Leave out any picture and return the remaining listing below exactly as given.

-- START OF RAW DATA --

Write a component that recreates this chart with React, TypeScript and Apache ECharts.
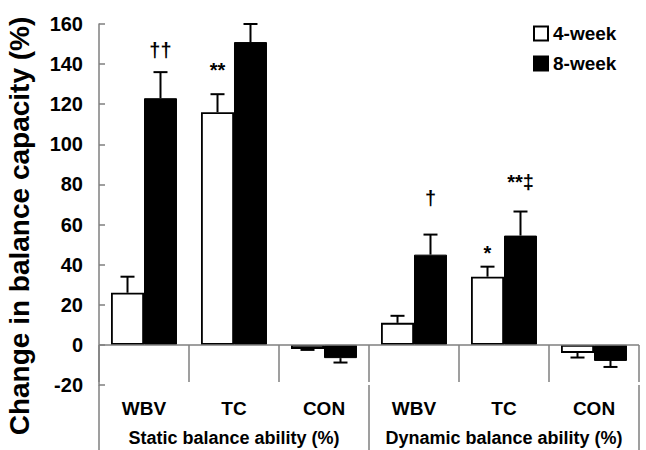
import React, { useEffect, useRef } from "react";
import * as echarts from "echarts";

const categories = ["WBV", "TC", "CON", "WBV", "TC", "CON"];
const groups = ["Static balance ability (%)", "Dynamic balance ability (%)"];
const seriesNames = ["4-week", "8-week"];
const week4 = [26, 116, -2, 11, 34, -4];
const week4Err = [8, 9, 0.5, 3.5, 5, 2.3];
const week8 = [123, 151, -6.6, 45, 54.5, -8];
const week8Err = [13, 9, 2.2, 10, 12, 3];
const week4Marks = ["", "**", "", "", "*", ""];
const week4MarkAt = [0, 137, 0, 0, 46, 0];
const week8Marks = ["††", "", "", "†", "**‡", ""];
const week8MarkAt = [147, 0, 0, 73, 81, 0];
const yTicks = { min: -20, max: 160, interval: 20 };

const FONT = "'Liberation Sans', Arial, sans-serif";
const GRAY = "#7f7f7f";
const CAT_GAP = 0.267;

function makeRender(side: number, vals: number[], errs: number[], marks: string[], markAt: number[]) {
  return (params: any, api: any) => {
    const i = params.dataIndex;
    const v = vals[i];
    const e = errs[i];
    const band = api.size([1, 0])[0];
    const barW = (band * (1 - CAT_GAP)) / 2;
    const base = api.coord([i, v]);
    const x = base[0] + (side * barW) / 2;
    const endV = v >= 0 ? v + e : v - e;
    const end = api.coord([i, endV]);
    const cap = 14;
    const children: any[] = [
      {
        type: "line",
        shape: { x1: x, y1: base[1], x2: x, y2: end[1] },
        style: { stroke: "#000", lineWidth: 2 },
      },
      {
        type: "line",
        shape: { x1: x - cap / 2, y1: end[1], x2: x + cap / 2, y2: end[1] },
        style: { stroke: "#000", lineWidth: 2 },
      },
    ];
    if (marks[i]) {
      const p = api.coord([i, markAt[i]]);
      children.push({
        type: "text",
        x: x,
        y: p[1],
        style: {
          text: marks[i],
          font: `bold 20px ${FONT}`,
          fill: "#000",
          align: "center",
          verticalAlign: "middle",
        },
      });
    }
    return { type: "group", children };
  };
}

export default function App() {
  const ref = useRef<HTMLDivElement>(null);
  useEffect(() => {
    if (!ref.current) return;
    const chart = echarts.init(ref.current, undefined, { renderer: "svg" });
    const idx = categories.map((_, i) => i);
    chart.setOption({
      animation: false,
      backgroundColor: "#fff",
      textStyle: { fontFamily: FONT },
      grid: { left: 99, right: 7, top: 24, bottom: 65, containLabel: false },
      legend: {
        data: seriesNames,
        orient: "vertical",
        left: 533,
        top: 24,
        padding: 0,
        itemWidth: 14,
        itemHeight: 14,
        itemGap: 11,
        icon: "rect",
        textStyle: { fontFamily: FONT, fontWeight: "bold", fontSize: 19, color: "#000", lineHeight: 17 },
      },
      graphic: [
        {
          type: "text",
          x: 19,
          y: 226,
          rotation: Math.PI / 2,
          style: {
            text: "Change in balance capacity (%)",
            font: `bold 28px ${FONT}`,
            fill: "#000",
            align: "center",
            verticalAlign: "middle",
          },
        },
      ],
      xAxis: [
        {
          type: "category",
          data: categories,
          position: "bottom",
          offset: 5,
          axisLine: { show: false },
          axisTick: { show: true, interval: 0, length: 37, alignWithLabel: false, lineStyle: { color: GRAY, width: 1.5 } },
          axisLabel: { interval: 0, margin: 9, fontFamily: FONT, fontWeight: "bold", fontSize: 19, color: "#000" },
          splitLine: { show: false },
        },
        {
          type: "category",
          data: groups,
          position: "bottom",
          offset: 0,
          axisLine: { show: false },
          axisTick: { show: true, interval: 0, length: 66, alignWithLabel: false, lineStyle: { color: GRAY, width: 1.5 } },
          axisLabel: { interval: 0, margin: 44, fontFamily: FONT, fontWeight: "bold", fontSize: 18, color: "#000" },
          splitLine: { show: false },
        },
      ],
      yAxis: {
        type: "value",
        min: yTicks.min,
        max: yTicks.max,
        interval: yTicks.interval,
        axisLine: { show: true, lineStyle: { color: GRAY, width: 1.5 } },
        axisTick: { show: true, inside: true, length: 6, lineStyle: { color: GRAY, width: 1.5 } },
        axisLabel: { margin: 16, fontFamily: FONT, fontWeight: "bold", fontSize: 20, color: "#000" },
        splitLine: { show: false },
      },
      series: [
        {
          name: seriesNames[0],
          type: "bar",
          data: week4,
          barGap: "0%",
          barCategoryGap: `${CAT_GAP * 100}%`,
          itemStyle: { color: "#fff", borderColor: "#000", borderWidth: 1.8 },
          markLine: {
            silent: true,
            symbol: "none",
            label: { show: false },
            lineStyle: { color: GRAY, width: 1.5, type: "solid" },
            data: [{ yAxis: 0 }],
          },
        },
        {
          name: seriesNames[1],
          type: "bar",
          data: week8,
          barGap: "0%",
          barCategoryGap: `${CAT_GAP * 100}%`,
          itemStyle: { color: "#000", borderColor: "#000", borderWidth: 1 },
        },
        {
          type: "custom",
          z: 5,
          data: idx.map((i) => [i, week4[i]]),
          renderItem: makeRender(-1, week4, week4Err, week4Marks, week4MarkAt),
        },
        {
          type: "custom",
          z: 5,
          data: idx.map((i) => [i, week8[i]]),
          renderItem: makeRender(1, week8, week8Err, week8Marks, week8MarkAt),
        },
      ],
    });
    return () => chart.dispose();
  }, []);
  return <div ref={ref} style={{ position: "fixed", left: 0, top: 0, width: 646, height: 450 }} />;
}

-- END OF RAW DATA --

▶ _ANSWER FOR THE TASK_
Write a component that recreates this chart with React, TypeScript and Apache ECharts.
import React, { useEffect, useRef } from "react";
import * as echarts from "echarts";

const categories = ["WBV", "TC", "CON", "WBV", "TC", "CON"];
const groups = ["Static balance ability (%)", "Dynamic balance ability (%)"];
const seriesNames = ["4-week", "8-week"];
const week4 = [26, 116, -2, 11, 34, -4];
const week4Err = [8, 9, 0.5, 3.5, 5, 2.3];
const week8 = [123, 151, -6.6, 45, 54.5, -8];
const week8Err = [13, 9, 2.2, 10, 12, 3];
const week4Marks = ["", "**", "", "", "*", ""];
const week4MarkAt = [0, 137, 0, 0, 46, 0];
const week8Marks = ["††", "", "", "†", "**‡", ""];
const week8MarkAt = [147, 0, 0, 73, 81, 0];
const yTicks = { min: -20, max: 160, interval: 20 };

const FONT = "'Liberation Sans', Arial, sans-serif";
const GRAY = "#7f7f7f";
const CAT_GAP = 0.267;

function makeRender(side: number, vals: number[], errs: number[], marks: string[], markAt: number[]) {
  return (params: any, api: any) => {
    const i = params.dataIndex;
    const v = vals[i];
    const e = errs[i];
    const band = api.size([1, 0])[0];
    const barW = (band * (1 - CAT_GAP)) / 2;
    const base = api.coord([i, v]);
    const x = base[0] + (side * barW) / 2;
    const endV = v >= 0 ? v + e : v - e;
    const end = api.coord([i, endV]);
    const cap = 14;
    const children: any[] = [
      {
        type: "line",
        shape: { x1: x, y1: base[1], x2: x, y2: end[1] },
        style: { stroke: "#000", lineWidth: 2 },
      },
      {
        type: "line",
        shape: { x1: x - cap / 2, y1: end[1], x2: x + cap / 2, y2: end[1] },
        style: { stroke: "#000", lineWidth: 2 },
      },
    ];
    if (marks[i]) {
      const p = api.coord([i, markAt[i]]);
      children.push({
        type: "text",
        x: x,
        y: p[1],
        style: {
          text: marks[i],
          font: `bold 20px ${FONT}`,
          fill: "#000",
          align: "center",
          verticalAlign: "middle",
        },
      });
    }
    return { type: "group", children };
  };
}

export default function App() {
  const ref = useRef<HTMLDivElement>(null);
  useEffect(() => {
    if (!ref.current) return;
    const chart = echarts.init(ref.current, undefined, { renderer: "svg" });
    const idx = categories.map((_, i) => i);
    chart.setOption({
      animation: false,
      backgroundColor: "#fff",
      textStyle: { fontFamily: FONT },
      grid: { left: 99, right: 7, top: 24, bottom: 65, containLabel: false },
      legend: {
        data: seriesNames,
        orient: "vertical",
        left: 533,
        top: 24,
        padding: 0,
        itemWidth: 14,
        itemHeight: 14,
        itemGap: 11,
        icon: "rect",
        textStyle: { fontFamily: FONT, fontWeight: "bold", fontSize: 19, color: "#000", lineHeight: 17 },
      },
      graphic: [
        {
          type: "text",
          x: 19,
          y: 226,
          rotation: Math.PI / 2,
          style: {
            text: "Change in balance capacity (%)",
            font: `bold 28px ${FONT}`,
            fill: "#000",
            align: "center",
            verticalAlign: "middle",
          },
        },
      ],
      xAxis: [
        {
          type: "category",
          data: categories,
          position: "bottom",
          offset: 5,
          axisLine: { show: false },
          axisTick: { show: true, interval: 0, length: 37, alignWithLabel: false, lineStyle: { color: GRAY, width: 1.5 } },
          axisLabel: { interval: 0, margin: 9, fontFamily: FONT, fontWeight: "bold", fontSize: 19, color: "#000" },
          splitLine: { show: false },
        },
        {
          type: "category",
          data: groups,
          position: "bottom",
          offset: 0,
          axisLine: { show: false },
          axisTick: { show: true, interval: 0, length: 66, alignWithLabel: false, lineStyle: { color: GRAY, width: 1.5 } },
          axisLabel: { interval: 0, margin: 44, fontFamily: FONT, fontWeight: "bold", fontSize: 18, color: "#000" },
          splitLine: { show: false },
        },
      ],
      yAxis: {
        type: "value",
        min: yTicks.min,
        max: yTicks.max,
        interval: yTicks.interval,
        axisLine: { show: true, lineStyle: { color: GRAY, width: 1.5 } },
        axisTick: { show: true, inside: true, length: 6, lineStyle: { color: GRAY, width: 1.5 } },
        axisLabel: { margin: 16, fontFamily: FONT, fontWeight: "bold", fontSize: 20, color: "#000" },
        splitLine: { show: false },
      },
      series: [
        {
          name: seriesNames[0],
          type: "bar",
          data: week4,
          barGap: "0%",
          barCategoryGap: `${CAT_GAP * 100}%`,
          itemStyle: { color: "#fff", borderColor: "#000", borderWidth: 1.8 },
          markLine: {
            silent: true,
            symbol: "none",
            label: { show: false },
            lineStyle: { color: GRAY, width: 1.5, type: "solid" },
            data: [{ yAxis: 0 }],
          },
        },
        {
          name: seriesNames[1],
          type: "bar",
          data: week8,
          barGap: "0%",
          barCategoryGap: `${CAT_GAP * 100}%`,
          itemStyle: { color: "#000", borderColor: "#000", borderWidth: 1 },
        },
        {
          type: "custom",
          z: 5,
          data: idx.map((i) => [i, week4[i]]),
          renderItem: makeRender(-1, week4, week4Err, week4Marks, week4MarkAt),
        },
        {
          type: "custom",
          z: 5,
          data: idx.map((i) => [i, week8[i]]),
          renderItem: makeRender(1, week8, week8Err, week8Marks, week8MarkAt),
        },
      ],
    });
    return () => chart.dispose();
  }, []);
  return <div ref={ref} style={{ position: "fixed", left: 0, top: 0, width: 646, height: 450 }} />;
}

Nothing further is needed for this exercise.